▸ **PROBLEM REQUIREMENTS**
Look for the string "this" and copy every line that has it.

▸ **SOURCE MATERIAL**

┌──

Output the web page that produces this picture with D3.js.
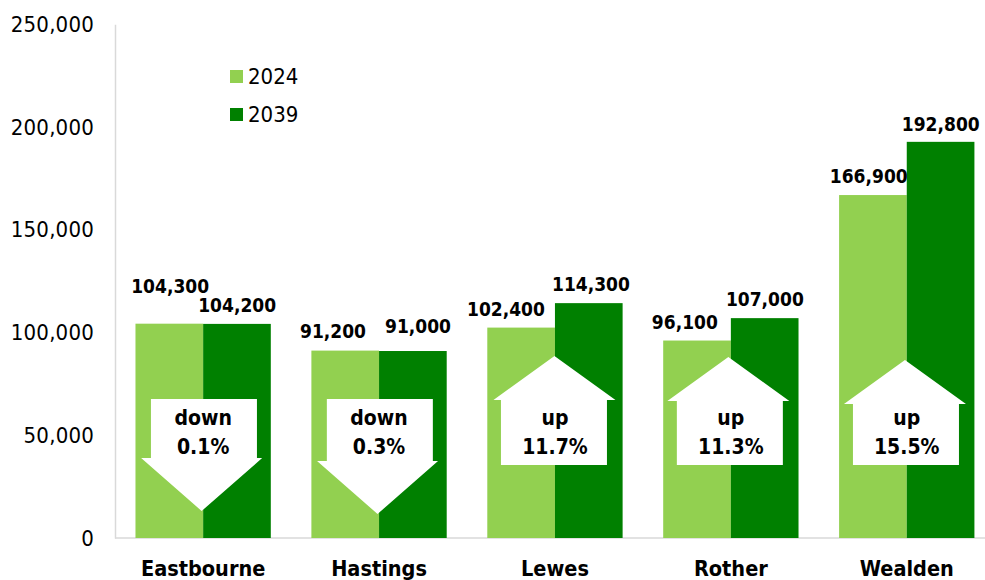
<!DOCTYPE html>
<html><head><meta charset="utf-8">
<script src="https://cdn.jsdelivr.net/npm/d3@7"></script>
<style>
html,body{margin:0;padding:0;background:#fff}
svg{display:block}
text{font-family:"DejaVu Sans";font-stretch:condensed;fill:#000}
</style></head><body><div id="c"></div>
<script>
const categories=["Eastbourne","Hastings","Lewes","Rother","Wealden"];
const years=["2024","2039"];
const values2024=[104300,91200,102400,96100,166900];
const values2039=[104200,91000,114300,107000,192800];
const directions=["down","down","up","up","up"];
const changes=["0.1%","0.3%","11.7%","11.3%","15.5%"];
const yTicks=[0,50000,100000,150000,200000,250000];
const colors=["#92D050","#008000"];
const labelPos2024=[[-33,-31],[-46,-13],[-49,-12],[-46,-12],[-38,-12]];
const labelPos2039=[[34,-12],[39,-18],[36,-12],[34,-12],[34,-11]];
const headDx=[-1.5,-1.5,-0.5,-2.5,-1.8];
const bodyDx=[0.8,0.8,-1,-1,-0.8];
const apexY=[511,514,356,357,360];

const W=985,H=580;
const svg=d3.select("#c").append("svg").attr("width",W).attr("height",H);
const x=d3.scaleBand().domain(categories).range([115.2,994.7]).paddingInner(0.2307).paddingOuter(0.1153);
const sub=d3.scaleBand().domain(years).range([0,x.bandwidth()]);
const y=d3.scaleLinear().domain([0,250000]).range([538,24.3]);
const fmt=d3.format(",");

const yAxis=svg.append("g").attr("transform","translate(115,0)")
  .call(d3.axisLeft(y).tickValues(yTicks).tickFormat(fmt).tickSize(0).tickPadding(21));
yAxis.select(".domain").attr("stroke","#d9d9d9").attr("stroke-width",1.5);
yAxis.selectAll("text").attr("font-size",22).attr("letter-spacing","0.2px").attr("dy","0.32em");
svg.append("line").attr("x1",115).attr("x2",W).attr("y1",y(0)).attr("y2",y(0)).attr("stroke","#d9d9d9").attr("stroke-width",1.5);

const xAxis=svg.append("g").attr("transform","translate(0,538)")
  .call(d3.axisBottom(x).tickSize(0).tickPadding(21));
xAxis.select(".domain").remove();
xAxis.selectAll("text").attr("font-size",21.5).attr("font-weight","bold").attr("dy","0.78em");

const series=[values2024,values2039];
series.forEach((vals,s)=>{
  svg.append("g").selectAll("rect").data(vals).join("rect")
    .attr("x",(d,i)=>x(categories[i])+sub(years[s]))
    .attr("y",d=>y(d))
    .attr("width",sub.bandwidth())
    .attr("height",d=>y(0)-y(d))
    .attr("fill",colors[s]);
});

const center=c=>x(c)+x.bandwidth()/2;
[[values2024,labelPos2024],[values2039,labelPos2039]].forEach(([vals,pos])=>{
  svg.append("g").selectAll("text").data(vals).join("text")
    .attr("x",(d,i)=>center(categories[i])+pos[i][0])
    .attr("y",(d,i)=>y(d)+pos[i][1])
    .attr("text-anchor","middle").attr("font-size",19).attr("font-weight","bold")
    .text(fmt);
});

const arrowPath=(i)=>{
  const c=center(categories[i]), h=c+headDx[i], b=c+bodyDx[i], a=apexY[i];
  const p=d3.path();
  if(directions[i]==="down"){
    p.moveTo(b-53,399);p.lineTo(b+53,399);p.lineTo(b+53,a-53);p.lineTo(h+60.5,a-53);
    p.lineTo(h,a);p.lineTo(h-60.5,a-53);p.lineTo(b-53,a-53);
  }else{
    p.moveTo(h,a);p.lineTo(h+61,a+44);p.lineTo(b+53,a+44);p.lineTo(b+53,465);
    p.lineTo(b-53,465);p.lineTo(b-53,a+44);p.lineTo(h-61,a+44);
  }
  p.closePath();return p.toString();
};
const g=svg.append("g");
g.selectAll("path").data(categories).join("path").attr("d",(d,i)=>arrowPath(i)).attr("fill","#fff");
g.selectAll("text.dir").data(directions).join("text").attr("class","dir")
  .attr("x",(d,i)=>center(categories[i])).attr("y",425)
  .attr("text-anchor","middle").attr("font-size",21).attr("font-weight","bold").text(d=>d);
g.selectAll("text.chg").data(changes).join("text").attr("class","chg")
  .attr("x",(d,i)=>center(categories[i])).attr("y",454)
  .attr("text-anchor","middle").attr("font-size",21).attr("font-weight","bold").text(d=>d);

const leg=svg.append("g").selectAll("g").data(years).join("g")
  .attr("transform",(d,i)=>`translate(230,${70+i*38})`);
leg.append("rect").attr("width",13).attr("height",13).attr("fill",(d,i)=>colors[i]);
leg.append("text").attr("x",18).attr("y",14).attr("font-size",22).text(d=>d);
</script></body></html>
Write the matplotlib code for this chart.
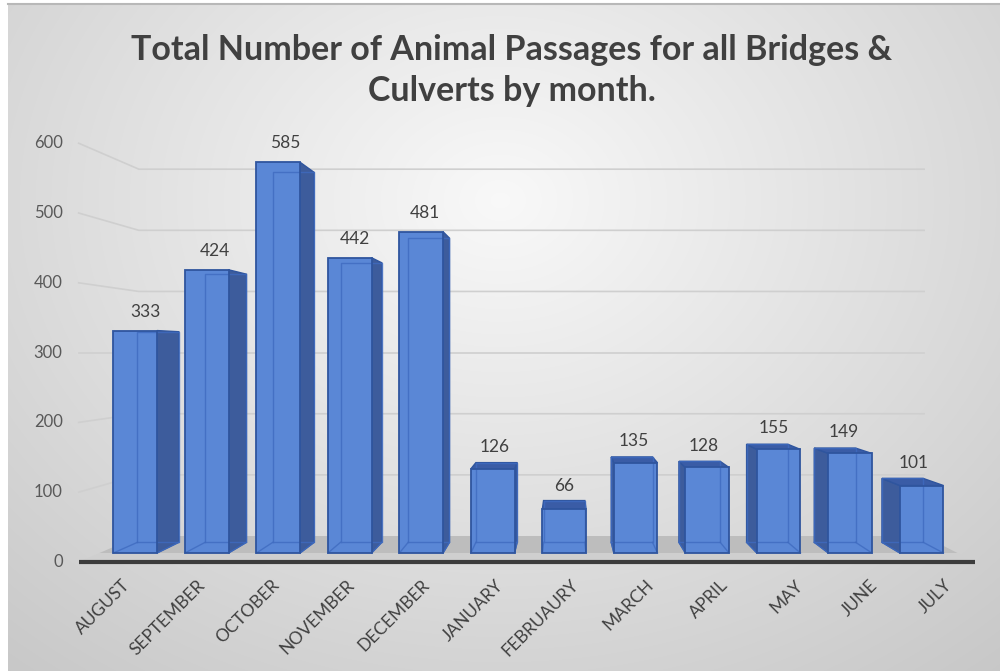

└──

▸ **ANSWER IN FULL**
Output the web page that produces this picture with D3.js.
Write the matplotlib code for this chart.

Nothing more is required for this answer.